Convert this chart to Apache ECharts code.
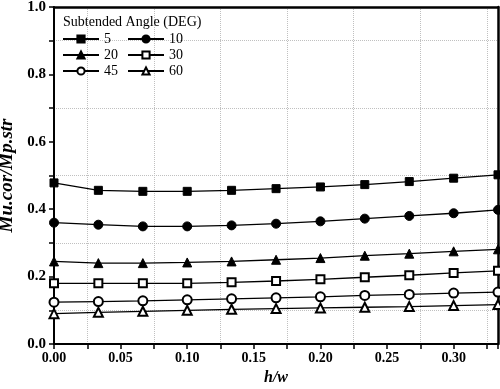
<!DOCTYPE html>
<html><head><meta charset="utf-8">
<script src="https://cdn.jsdelivr.net/npm/echarts@6/dist/echarts.min.js"></script>
<style>html,body{margin:0;padding:0;background:#fff}#c{width:500px;height:389px}</style>
</head><body><div id="c"></div>
<script>
const hw = [0, 0.0333, 0.0667, 0.1, 0.1333, 0.1667, 0.2, 0.2333, 0.2667, 0.3, 0.3333];
const angles = ['5', '10', '20', '30', '45', '60'];
const s5  = [0.478, 0.456, 0.453, 0.453, 0.456, 0.461, 0.466, 0.473, 0.482, 0.492, 0.502];
const s10 = [0.360, 0.354, 0.349, 0.349, 0.352, 0.357, 0.364, 0.372, 0.380, 0.388, 0.398];
const s20 = [0.245, 0.240, 0.240, 0.242, 0.245, 0.250, 0.255, 0.262, 0.268, 0.275, 0.281];
const s30 = [0.180, 0.180, 0.180, 0.180, 0.183, 0.187, 0.192, 0.198, 0.204, 0.211, 0.217];
const s45 = [0.124, 0.126, 0.128, 0.131, 0.134, 0.137, 0.140, 0.144, 0.147, 0.151, 0.154];
const s60 = [0.090, 0.094, 0.097, 0.100, 0.103, 0.105, 0.107, 0.109, 0.111, 0.114, 0.117];
const xTitle = 'h/w';
const yTitle = 'Mu.cor/Mp.str';
const legendTitle = 'Subtended Angle (DEG)';

const values = [s5, s10, s20, s30, s45, s60];
const symbols = ['rect', 'circle', 'triangle', 'emptyRect', 'emptyCircle', 'emptyTriangle'];
const sizes = [8, 9, 9, 8, 9, 9];
const FONT = '"Liberation Serif", "Times New Roman", serif';

const chart = echarts.init(document.getElementById('c'));
const series = values.map((v, i) => ({
  name: angles[i], type: 'line', xAxisIndex: 0, yAxisIndex: 0,
  data: v.map((y, j) => [hw[j], y]),
  symbol: symbols[i], symbolSize: sizes[i], showAllSymbol: true,
  lineStyle: {color: '#000', width: 1.3},
  itemStyle: {color: '#000', borderColor: '#000', borderWidth: symbols[i].startsWith('empty') ? 0.7 : 1},
  clip: false, z: 3
}));
const legendText = {fontFamily: FONT, fontSize: 14, color: '#000'};
chart.setOption({
  animation: false,
  backgroundColor: '#fff',
  title: {text: legendTitle, left: 58, top: 10, textStyle: {fontFamily: FONT, fontSize: 14, fontWeight: 'normal', color: '#000'}},
  legend: [
    {data: ['5', '20', '45'], orient: 'vertical', left: 57, top: 27, itemWidth: 36, itemHeight: 9, itemGap: 2, itemTextGap: 3, textStyle: legendText},
    {data: ['10', '30', '60'], orient: 'vertical', left: 122, top: 27, itemWidth: 36, itemHeight: 9, itemGap: 2, itemTextGap: 3, textStyle: legendText}
  ],
  grid: {left: 54, right: 2, top: 7, bottom: 45, outerBoundsMode: 'none', containLabel: false},
  xAxis: [{
    type: 'value', min: 0, max: 0.3333, interval: 0.025, position: 'bottom',
    name: xTitle, nameLocation: 'middle', nameGap: 25,
    nameTextStyle: {fontFamily: FONT, fontSize: 16, fontWeight: 'bold', fontStyle: 'italic', color: '#000'},
    axisLine: {onZero: false, lineStyle: {color: '#000', width: 2}},
    axisTick: {show: true, inside: false, length: 5, lineStyle: {color: '#000', width: 1.5}},
    axisLabel: {fontFamily: FONT, fontSize: 14, fontWeight: 'bold', color: '#000', margin: 7,
      formatter: v => (Math.round(v * 1000) % 50 === 0 ? v.toFixed(2) : '')},
    splitLine: {show: true, lineStyle: {color: ['rgba(0,0,0,0)', '#c0c0c0'], type: 'dotted', width: 1}}
  }, {
    type: 'value', min: 0, max: 0.3333, position: 'top',
    axisLine: {onZero: false, lineStyle: {color: '#000', width: 2.5}},
    axisTick: {show: false}, axisLabel: {show: false}, splitLine: {show: false}
  }],
  yAxis: [{
    type: 'value', min: 0, max: 1, interval: 0.1, position: 'left',
    name: yTitle, nameLocation: 'middle', nameGap: 36, nameRotate: 90,
    nameTextStyle: {fontFamily: FONT, fontSize: 19, fontWeight: 'bold', fontStyle: 'italic', color: '#000'},
    axisLine: {onZero: false, lineStyle: {color: '#000', width: 2}},
    axisTick: {show: true, inside: false, length: 5, lineStyle: {color: '#000', width: 1.5}},
    axisLabel: {fontFamily: FONT, fontSize: 15, fontWeight: 'bold', color: '#000', margin: 8,
      formatter: v => (Math.round(v * 10) % 2 === 0 ? v.toFixed(1) : '')},
    splitLine: {show: true, lineStyle: {color: ['rgba(0,0,0,0)', '#c0c0c0'], type: 'dotted', width: 1}}
  }, {
    type: 'value', min: 0, max: 1, position: 'right',
    axisLine: {onZero: false, lineStyle: {color: '#000', width: 2.5}},
    axisTick: {show: false}, axisLabel: {show: false}, splitLine: {show: false}
  }],
  series: series
});
</script></body></html>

- **Task description**
Repeat the material above in full and exactly, apart from the pictures.

- **Answer to this task**
Convert this chart to Apache ECharts code.
<!DOCTYPE html>
<html><head><meta charset="utf-8">
<script src="https://cdn.jsdelivr.net/npm/echarts@6/dist/echarts.min.js"></script>
<style>html,body{margin:0;padding:0;background:#fff}#c{width:500px;height:389px}</style>
</head><body><div id="c"></div>
<script>
const hw = [0, 0.0333, 0.0667, 0.1, 0.1333, 0.1667, 0.2, 0.2333, 0.2667, 0.3, 0.3333];
const angles = ['5', '10', '20', '30', '45', '60'];
const s5  = [0.478, 0.456, 0.453, 0.453, 0.456, 0.461, 0.466, 0.473, 0.482, 0.492, 0.502];
const s10 = [0.360, 0.354, 0.349, 0.349, 0.352, 0.357, 0.364, 0.372, 0.380, 0.388, 0.398];
const s20 = [0.245, 0.240, 0.240, 0.242, 0.245, 0.250, 0.255, 0.262, 0.268, 0.275, 0.281];
const s30 = [0.180, 0.180, 0.180, 0.180, 0.183, 0.187, 0.192, 0.198, 0.204, 0.211, 0.217];
const s45 = [0.124, 0.126, 0.128, 0.131, 0.134, 0.137, 0.140, 0.144, 0.147, 0.151, 0.154];
const s60 = [0.090, 0.094, 0.097, 0.100, 0.103, 0.105, 0.107, 0.109, 0.111, 0.114, 0.117];
const xTitle = 'h/w';
const yTitle = 'Mu.cor/Mp.str';
const legendTitle = 'Subtended Angle (DEG)';

const values = [s5, s10, s20, s30, s45, s60];
const symbols = ['rect', 'circle', 'triangle', 'emptyRect', 'emptyCircle', 'emptyTriangle'];
const sizes = [8, 9, 9, 8, 9, 9];
const FONT = '"Liberation Serif", "Times New Roman", serif';

const chart = echarts.init(document.getElementById('c'));
const series = values.map((v, i) => ({
  name: angles[i], type: 'line', xAxisIndex: 0, yAxisIndex: 0,
  data: v.map((y, j) => [hw[j], y]),
  symbol: symbols[i], symbolSize: sizes[i], showAllSymbol: true,
  lineStyle: {color: '#000', width: 1.3},
  itemStyle: {color: '#000', borderColor: '#000', borderWidth: symbols[i].startsWith('empty') ? 0.7 : 1},
  clip: false, z: 3
}));
const legendText = {fontFamily: FONT, fontSize: 14, color: '#000'};
chart.setOption({
  animation: false,
  backgroundColor: '#fff',
  title: {text: legendTitle, left: 58, top: 10, textStyle: {fontFamily: FONT, fontSize: 14, fontWeight: 'normal', color: '#000'}},
  legend: [
    {data: ['5', '20', '45'], orient: 'vertical', left: 57, top: 27, itemWidth: 36, itemHeight: 9, itemGap: 2, itemTextGap: 3, textStyle: legendText},
    {data: ['10', '30', '60'], orient: 'vertical', left: 122, top: 27, itemWidth: 36, itemHeight: 9, itemGap: 2, itemTextGap: 3, textStyle: legendText}
  ],
  grid: {left: 54, right: 2, top: 7, bottom: 45, outerBoundsMode: 'none', containLabel: false},
  xAxis: [{
    type: 'value', min: 0, max: 0.3333, interval: 0.025, position: 'bottom',
    name: xTitle, nameLocation: 'middle', nameGap: 25,
    nameTextStyle: {fontFamily: FONT, fontSize: 16, fontWeight: 'bold', fontStyle: 'italic', color: '#000'},
    axisLine: {onZero: false, lineStyle: {color: '#000', width: 2}},
    axisTick: {show: true, inside: false, length: 5, lineStyle: {color: '#000', width: 1.5}},
    axisLabel: {fontFamily: FONT, fontSize: 14, fontWeight: 'bold', color: '#000', margin: 7,
      formatter: v => (Math.round(v * 1000) % 50 === 0 ? v.toFixed(2) : '')},
    splitLine: {show: true, lineStyle: {color: ['rgba(0,0,0,0)', '#c0c0c0'], type: 'dotted', width: 1}}
  }, {
    type: 'value', min: 0, max: 0.3333, position: 'top',
    axisLine: {onZero: false, lineStyle: {color: '#000', width: 2.5}},
    axisTick: {show: false}, axisLabel: {show: false}, splitLine: {show: false}
  }],
  yAxis: [{
    type: 'value', min: 0, max: 1, interval: 0.1, position: 'left',
    name: yTitle, nameLocation: 'middle', nameGap: 36, nameRotate: 90,
    nameTextStyle: {fontFamily: FONT, fontSize: 19, fontWeight: 'bold', fontStyle: 'italic', color: '#000'},
    axisLine: {onZero: false, lineStyle: {color: '#000', width: 2}},
    axisTick: {show: true, inside: false, length: 5, lineStyle: {color: '#000', width: 1.5}},
    axisLabel: {fontFamily: FONT, fontSize: 15, fontWeight: 'bold', color: '#000', margin: 8,
      formatter: v => (Math.round(v * 10) % 2 === 0 ? v.toFixed(1) : '')},
    splitLine: {show: true, lineStyle: {color: ['rgba(0,0,0,0)', '#c0c0c0'], type: 'dotted', width: 1}}
  }, {
    type: 'value', min: 0, max: 1, position: 'right',
    axisLine: {onZero: false, lineStyle: {color: '#000', width: 2.5}},
    axisTick: {show: false}, axisLabel: {show: false}, splitLine: {show: false}
  }],
  series: series
});
</script></body></html>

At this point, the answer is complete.